The Dark Side of Migration: Spotlight on Qatar's Construction Sector Ahead of the World Cup

Report
November 17, 2013

The Dark Side of Migration: Spotlight on Qatar's Construction Sector Ahead of the World Cup

Qatar's population is growing at a truly staggering rate. Between August 2012 and August 2013 it grew by 10.5 per cent. Put another way, twenty new people are added to the population every hour.

This growth is driven primarily by the recruitment of low-paid migrant workers to support an infrastructure development programme that, according to some estimates, will amount to more than US$220 billion over the coming decade. There are 1.38 million foreign nationals working in Qatar, 94 per cent of the total workforce. The majority are from South and Southeast Asia, and this number is expected to rise significantly in the coming years, with one International Labour Organization (ILO) expert estimating that the country will need to recruit one million extra migrant workers in the next decade. In the construction sector, the vast majority of these workers are likely to be male.

The construction, which is already underway, is designed to turn Doha from a capital city into a regional and global hub. A new airport is being built, while a metro system and international railway system are being planned. Roads will be overhauled, sewage systems will be revamped, and a new port will open - in part simply to cope with the massive demand for raw materials on other projects.

At the heart of these projects is the 2022 World Cup, Qatar's most high-profile and ambitious project yet. When Qatar made its bid for the World Cup in 2010, the plan was for 12 stadiums, including nine new ones, though this may be revised downwards. The total cost of the specific World Cup projects is estimated at US$4 billion. But for the World Cup to take place, the wider infrastructure planned must be there to support it, not to mention the thousands of hotel rooms which will also need to be constructed to meet the demand from fans.

The awarding of the 2022 World Cup has brought increased global prominence to Qatar, but also intensified scrutiny. Particular attention has been paid to temperatures in Qatar's summer, which can reach up to 45˚C, with proposals to hold the tournament during the winter months.

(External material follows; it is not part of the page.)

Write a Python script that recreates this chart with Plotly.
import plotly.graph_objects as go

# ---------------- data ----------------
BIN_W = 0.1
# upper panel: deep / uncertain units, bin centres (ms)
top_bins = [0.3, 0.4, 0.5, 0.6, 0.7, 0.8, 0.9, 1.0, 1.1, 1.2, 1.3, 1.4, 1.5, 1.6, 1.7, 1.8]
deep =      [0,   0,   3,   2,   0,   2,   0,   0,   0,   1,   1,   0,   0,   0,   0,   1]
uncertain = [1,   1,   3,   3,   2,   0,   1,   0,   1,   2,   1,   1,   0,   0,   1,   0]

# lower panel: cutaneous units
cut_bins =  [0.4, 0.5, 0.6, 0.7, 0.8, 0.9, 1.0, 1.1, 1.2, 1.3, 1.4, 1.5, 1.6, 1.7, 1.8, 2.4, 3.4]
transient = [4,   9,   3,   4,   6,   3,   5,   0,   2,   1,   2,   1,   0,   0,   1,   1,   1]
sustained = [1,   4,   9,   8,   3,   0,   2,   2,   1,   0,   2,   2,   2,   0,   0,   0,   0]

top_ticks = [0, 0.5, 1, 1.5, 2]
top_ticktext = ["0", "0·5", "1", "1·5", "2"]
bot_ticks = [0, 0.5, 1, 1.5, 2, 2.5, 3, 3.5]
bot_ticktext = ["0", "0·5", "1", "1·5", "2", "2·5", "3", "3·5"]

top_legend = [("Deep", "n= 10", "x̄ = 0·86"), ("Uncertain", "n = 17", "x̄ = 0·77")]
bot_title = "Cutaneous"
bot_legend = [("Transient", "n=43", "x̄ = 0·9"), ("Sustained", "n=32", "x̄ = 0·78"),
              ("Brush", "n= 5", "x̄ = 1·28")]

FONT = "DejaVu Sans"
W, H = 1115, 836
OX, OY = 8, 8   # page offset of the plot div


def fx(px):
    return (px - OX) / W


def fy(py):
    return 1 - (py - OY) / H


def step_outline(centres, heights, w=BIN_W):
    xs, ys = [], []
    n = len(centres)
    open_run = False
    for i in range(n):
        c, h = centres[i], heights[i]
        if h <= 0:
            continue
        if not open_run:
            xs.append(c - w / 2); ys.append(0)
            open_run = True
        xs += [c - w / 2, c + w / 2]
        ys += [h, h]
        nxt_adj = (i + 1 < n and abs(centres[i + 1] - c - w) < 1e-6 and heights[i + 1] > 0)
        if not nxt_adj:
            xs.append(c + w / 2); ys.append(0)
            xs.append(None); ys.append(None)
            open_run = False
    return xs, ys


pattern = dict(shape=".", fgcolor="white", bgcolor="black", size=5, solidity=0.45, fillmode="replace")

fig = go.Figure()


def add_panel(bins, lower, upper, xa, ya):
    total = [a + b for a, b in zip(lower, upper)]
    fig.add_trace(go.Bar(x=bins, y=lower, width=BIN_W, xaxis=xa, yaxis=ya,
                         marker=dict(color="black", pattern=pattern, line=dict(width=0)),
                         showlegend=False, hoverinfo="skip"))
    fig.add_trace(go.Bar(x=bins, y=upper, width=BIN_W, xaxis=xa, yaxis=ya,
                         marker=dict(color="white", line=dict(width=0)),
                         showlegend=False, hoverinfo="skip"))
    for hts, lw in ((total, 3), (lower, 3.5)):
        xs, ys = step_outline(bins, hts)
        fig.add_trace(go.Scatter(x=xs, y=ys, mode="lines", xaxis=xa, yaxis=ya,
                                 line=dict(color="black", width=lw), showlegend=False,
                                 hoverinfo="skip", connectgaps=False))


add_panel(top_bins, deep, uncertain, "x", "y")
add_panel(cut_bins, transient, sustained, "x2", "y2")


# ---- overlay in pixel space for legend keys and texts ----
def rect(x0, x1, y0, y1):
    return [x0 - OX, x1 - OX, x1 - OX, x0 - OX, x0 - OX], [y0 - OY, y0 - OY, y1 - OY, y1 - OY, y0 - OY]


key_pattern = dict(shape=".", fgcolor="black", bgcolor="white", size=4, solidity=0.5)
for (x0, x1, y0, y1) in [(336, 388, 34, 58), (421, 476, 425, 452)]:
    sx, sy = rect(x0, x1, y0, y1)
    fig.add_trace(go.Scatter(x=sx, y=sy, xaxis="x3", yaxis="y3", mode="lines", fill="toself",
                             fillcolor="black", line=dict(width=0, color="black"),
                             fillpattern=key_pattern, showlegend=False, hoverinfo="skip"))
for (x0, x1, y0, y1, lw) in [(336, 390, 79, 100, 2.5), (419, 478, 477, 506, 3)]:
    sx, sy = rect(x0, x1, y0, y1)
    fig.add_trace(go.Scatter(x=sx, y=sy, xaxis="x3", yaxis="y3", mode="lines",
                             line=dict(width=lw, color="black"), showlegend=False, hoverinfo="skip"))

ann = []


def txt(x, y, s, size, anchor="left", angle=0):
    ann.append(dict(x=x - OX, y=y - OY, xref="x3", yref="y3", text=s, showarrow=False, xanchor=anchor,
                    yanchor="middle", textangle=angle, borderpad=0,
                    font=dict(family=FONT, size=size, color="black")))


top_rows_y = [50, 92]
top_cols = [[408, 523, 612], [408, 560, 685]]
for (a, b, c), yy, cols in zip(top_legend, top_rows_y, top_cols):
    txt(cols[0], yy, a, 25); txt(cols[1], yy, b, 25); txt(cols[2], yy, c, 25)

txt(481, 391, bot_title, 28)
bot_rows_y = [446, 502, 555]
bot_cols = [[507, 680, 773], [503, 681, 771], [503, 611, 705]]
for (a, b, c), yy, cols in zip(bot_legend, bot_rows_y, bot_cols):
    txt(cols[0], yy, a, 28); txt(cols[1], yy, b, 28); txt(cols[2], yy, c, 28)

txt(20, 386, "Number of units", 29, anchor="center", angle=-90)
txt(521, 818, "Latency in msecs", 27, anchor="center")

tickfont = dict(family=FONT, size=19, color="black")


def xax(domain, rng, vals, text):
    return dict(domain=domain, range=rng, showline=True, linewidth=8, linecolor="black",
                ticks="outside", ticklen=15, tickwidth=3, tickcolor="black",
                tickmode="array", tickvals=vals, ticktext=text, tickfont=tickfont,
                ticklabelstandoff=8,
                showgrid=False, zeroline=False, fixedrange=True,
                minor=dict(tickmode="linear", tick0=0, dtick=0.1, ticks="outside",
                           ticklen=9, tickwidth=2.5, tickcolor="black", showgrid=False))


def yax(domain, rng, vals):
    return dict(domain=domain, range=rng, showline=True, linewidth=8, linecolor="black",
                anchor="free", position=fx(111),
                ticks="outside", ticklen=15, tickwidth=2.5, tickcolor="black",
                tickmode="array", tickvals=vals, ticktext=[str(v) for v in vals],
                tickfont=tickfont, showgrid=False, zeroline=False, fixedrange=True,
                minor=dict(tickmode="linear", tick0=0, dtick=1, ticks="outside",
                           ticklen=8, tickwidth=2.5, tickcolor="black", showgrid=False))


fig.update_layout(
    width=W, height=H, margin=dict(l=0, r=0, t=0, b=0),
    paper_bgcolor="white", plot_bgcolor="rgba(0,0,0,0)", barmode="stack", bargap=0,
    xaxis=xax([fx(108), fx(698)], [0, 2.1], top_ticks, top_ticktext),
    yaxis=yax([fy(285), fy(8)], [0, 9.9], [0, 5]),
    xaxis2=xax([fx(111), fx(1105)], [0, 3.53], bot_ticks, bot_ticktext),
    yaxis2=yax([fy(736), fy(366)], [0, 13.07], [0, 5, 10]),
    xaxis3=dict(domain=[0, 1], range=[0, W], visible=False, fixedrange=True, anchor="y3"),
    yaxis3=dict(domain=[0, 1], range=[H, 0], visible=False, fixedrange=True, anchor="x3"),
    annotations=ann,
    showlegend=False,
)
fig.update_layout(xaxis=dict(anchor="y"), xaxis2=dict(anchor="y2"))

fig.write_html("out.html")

Since accounts of the working conditions of Nepalese migrants were published in the international media in September 2013, a spotlight has also been focused on the treatment of construction workers in Qatar and the potential for migrant workers involved in the World Cup construction programme to face serious exploitation. On the issue of migrant labour, Qatar's international reputation is at stake.

The scale of abuse

The abuses against migrant workers in the construction sector in Qatar are grim. Amnesty International's research reveals widespread exploitation of migrant workers at the hands of their employers. The abuse, which takes place against a backdrop of discriminatory attitudes against many categories of migrant workers, includes:

  • workers arriving in Qatar to find that the terms and conditions of their work are different to those they had been promised during the recruitment process - including salaries being lower than promised;
  • workers having their pay withheld for months, or not being paid at all;
  • employers leaving workers "undocumented" and therefore at risk of being detained by the authorities;
  • migrant workers having their passports confiscated and being prevented from leaving the country by their employers;
  • workers being made to work excessive (sometimes extreme) hours and employers failing to protect workers' health and safety adequately; and
  • workers being housed in squalid accommodation.

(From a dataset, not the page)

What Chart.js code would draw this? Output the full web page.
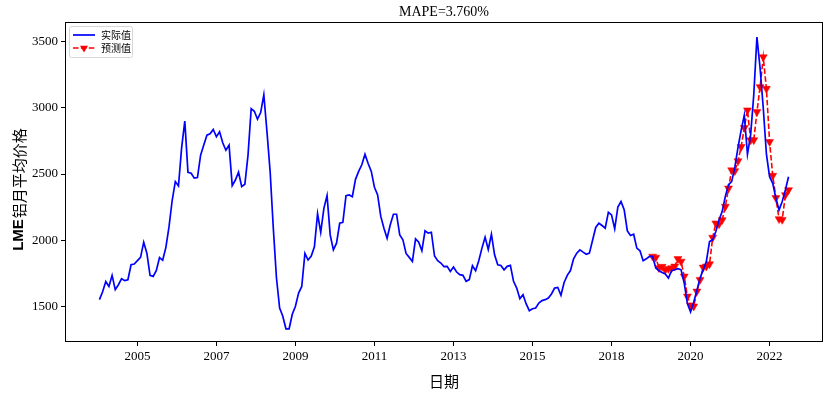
<!DOCTYPE html>
<html><head><meta charset="utf-8">
<script src="https://cdn.jsdelivr.net/npm/chart.js@4.4.1/dist/chart.umd.min.js"></script>
<style>html,body{margin:0;padding:0;background:#fff;overflow:hidden}#wrap{width:830px;height:395px}</style>
</head><body><div id="wrap"><canvas id="c" width="830" height="395"></canvas></div>
<script>
// ---- data ----
const actual = [
1550,1610,1688,1650,1734,1626,1663,1709,1694,1701,
1814,1820,1845,1870,1985,1902,1734,1726,1772,1868,
1848,1944,2100,2300,2443,2410,2700,2900,2513,2506,
2469,2474,2643,2719,2794,2804,2837,2782,2819,2737,
2680,2719,2413,2455,2514,2405,2423,2643,2995,2975,
2915,2965,3100,2819,2518,2090,1714,1487,1425,1330,
1330,1440,1500,1600,1650,1900,1850,1880,1950,2200,
2060,2241,2337,2040,1927,1977,2128,2135,2337,2342,
2329,2460,2520,2570,2650,2580,2520,2400,2342,2180,
2091,2015,2116,2196,2196,2040,2003,1900,1870,1839,
2010,1985,1920,2071,2053,2060,1880,1845,1827,1800,
1802,1764,1797,1759,1739,1734,1689,1702,1807,1769,
1845,1940,2023,1930,2045,1889,1814,1809,1776,1802,
1809,1689,1638,1558,1588,1518,1467,1482,1487,1525,
1543,1550,1563,1593,1638,1643,1583,1680,1734,1770,
1859,1902,1927,1910,1894,1902,2000,2096,2128,2111,
2091,2211,2191,2086,2250,2292,2230,2070,2035,2045,
1940,1920,1844,1859,1877,1877,1790,1769,1755,1744,
1714,1769,1776,1784,1776,1676,1520,1457,1530,1620,
1714,1775,1839,1990,2003,2065,2153,2216,2330,2420,
2443,2550,2700,2830,2945,2650,2794,3100,3536,3300,
3000,2650,2480,2430,2317,2229,2292,2380,2480
];
const predicted = [
1877,1869,1790,1800,1776,1784,1789,1802,1859,1839,
1726,1575,1508,1500,1613,1701,1794,1802,1819,2020,
2128,2121,2153,2254,2392,2530,2523,2598,2706,2850,
2983,2757,2757,2970,3159,3385,3146,2744,2488,2320,
2160,2155,2342,2380
];
const predStart = 175;
const xTickIdx = [12,37,62,87,112,137,162,187,212];
const xTickLabels = ['2005','2007','2009','2011','2013','2015','2018','2020','2022'];
const yTicks = [1500,2000,2500,3000,3500];
const titleText = 'MAPE=3.760%';
const xTitle = '日期';
const yTitleLatin = 'LME';
const yTitleCJK = '铝月平均价格';
const seriesNames = ['实际值','预测值'];

const SERIF = "'Liberation Serif','Times New Roman',serif";
const CJK = "'Noto Sans CJK SC','Noto Sans',sans-serif";

const actualPts = actual.map((v,i)=>({x:i,y:v}));
const predPts = predicted.map((v,i)=>({x:predStart+i,y:v}));

const decor = {
  id:'decor',
  afterDatasetsDraw(chart){
    const {ctx, chartArea:a} = chart;
    ctx.save();
    ctx.strokeStyle='#000'; ctx.lineWidth=1;
    ctx.strokeRect(a.left+0.5, a.top+0.5, a.right-a.left-1, a.bottom-a.top-1);
    ctx.restore();
  },
  afterDraw(chart){
    const {ctx, chartArea:a} = chart;
    const cx = (a.left+a.right)/2;
    ctx.save();
    ctx.fillStyle='#000';
    ctx.textAlign='center'; ctx.textBaseline='middle';
    ctx.font = "14px "+SERIF;
    ctx.fillText(titleText, cx, 12);
    ctx.font = "15px "+CJK;
    ctx.fillText(xTitle, cx, 381);
    // y title
    ctx.save();
    ctx.translate(19, 190);
    ctx.rotate(-Math.PI/2);
    ctx.textAlign='left';
    const f1 = "bold 15px 'Liberation Sans',Arial,sans-serif";
    const f2 = "15px "+CJK;
    ctx.font=f1; const w1 = ctx.measureText(yTitleLatin).width;
    ctx.font=f2; const w2 = ctx.measureText(yTitleCJK).width;
    const start = -(w1+w2)/2;
    ctx.font=f1; ctx.fillText(yTitleLatin, start, 0);
    ctx.font=f2; ctx.fillText(yTitleCJK, start+w1+1, 0);
    ctx.restore();
    // legend
    const ds = chart.data.datasets;
    const lx=69, ly=26, lw=63, lh=31;
    ctx.beginPath();
    ctx.roundRect(lx+0.5, ly+0.5, lw, lh, 2);
    ctx.fillStyle='rgba(255,255,255,0.8)'; ctx.fill();
    ctx.strokeStyle='#d6d6d6'; ctx.lineWidth=1; ctx.stroke();
    const rows=[ly+9, ly+22];
    ctx.strokeStyle=ds[0].borderColor; ctx.lineWidth=ds[0].borderWidth;
    ctx.beginPath(); ctx.moveTo(73,rows[0]); ctx.lineTo(95,rows[0]); ctx.stroke();
    ctx.strokeStyle=ds[1].borderColor; ctx.lineWidth=ds[1].borderWidth; ctx.setLineDash(ds[1].borderDash);
    ctx.beginPath(); ctx.moveTo(73,rows[1]); ctx.lineTo(95,rows[1]); ctx.stroke();
    ctx.setLineDash([]);
    ctx.fillStyle=ds[1].pointBackgroundColor;
    Chart.helpers.drawPoint(ctx,{pointStyle:'triangle',rotation:180,radius:ds[1].pointRadius,borderWidth:0},84,rows[1]);
    ctx.fillStyle='#000'; ctx.textAlign='left';
    ctx.font="10px "+CJK;
    ctx.fillText(seriesNames[0], 101, rows[0]);
    ctx.fillText(seriesNames[1], 101, rows[1]);
    ctx.restore();
  }
};

new Chart(document.getElementById('c'), {
  type:'line',
  data:{datasets:[
    {label:seriesNames[0], data:actualPts, borderColor:'#0000ff', borderWidth:1.7,
     pointRadius:0, tension:0, fill:false},
    {label:seriesNames[1], data:predPts, borderColor:'#ff0000', borderWidth:1.6,
     borderDash:[5.5,2.4], pointStyle:'triangle', rotation:180, pointRadius:4.6,
     pointBackgroundColor:'#ff0000', pointBorderColor:'#ff0000', pointBorderWidth:0.5,
     tension:0, fill:false}
  ]},
  options:{
    responsive:false, animation:false, devicePixelRatio:1,
    layout:{padding:{top:22,right:7,left:0,bottom:0}},
    plugins:{legend:{display:false}, title:{display:false}, tooltip:{enabled:false}},
    scales:{
      x:{type:'linear', min:-10.9, max:228.9,
        afterBuildTicks(s){ s.ticks = xTickIdx.map(v=>({value:v})); },
        afterFit(s){ s.height = 53; },
        ticks:{autoSkip:false, maxRotation:0, padding:3, color:'#000',
          font:{family:SERIF,size:13},
          callback(v){ const k=xTickIdx.indexOf(v); return k>=0?xTickLabels[k]:''; }},
        grid:{display:true, drawOnChartArea:false, drawTicks:true, tickLength:4, color:'#000'},
        border:{display:false}
      },
      y:{type:'linear', min:1230, max:3650,
        afterBuildTicks(s){ s.ticks = yTicks.map(v=>({value:v})); },
        afterFit(s){ s.width = 65; },
        ticks:{padding:3, color:'#000', font:{family:SERIF,size:13},
          callback(v){ return String(v); }},
        grid:{display:true, drawOnChartArea:false, drawTicks:true, tickLength:4, color:'#000'},
        border:{display:false}
      }
    }
  },
  plugins:[decor]
});
</script>
</body></html>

The impact of such practices on individuals can easily be underestimated. Each of these practices, on its own, is unacceptable. But many workers face the cumulative effect of being subjected to several components of such abuse simultaneously, an experience which can be difficult to capture.

During interviews, researchers have encountered many workers in severe psychological distress due to the treatment they had received and their sense of powerlessness to resolve their own situations. Many spoke movingly of the trauma they felt at not being able to send money back to their home countries for months at a time, at the thought of their families being harassed by moneylenders and having to sell possessions to pay the rent on their homes.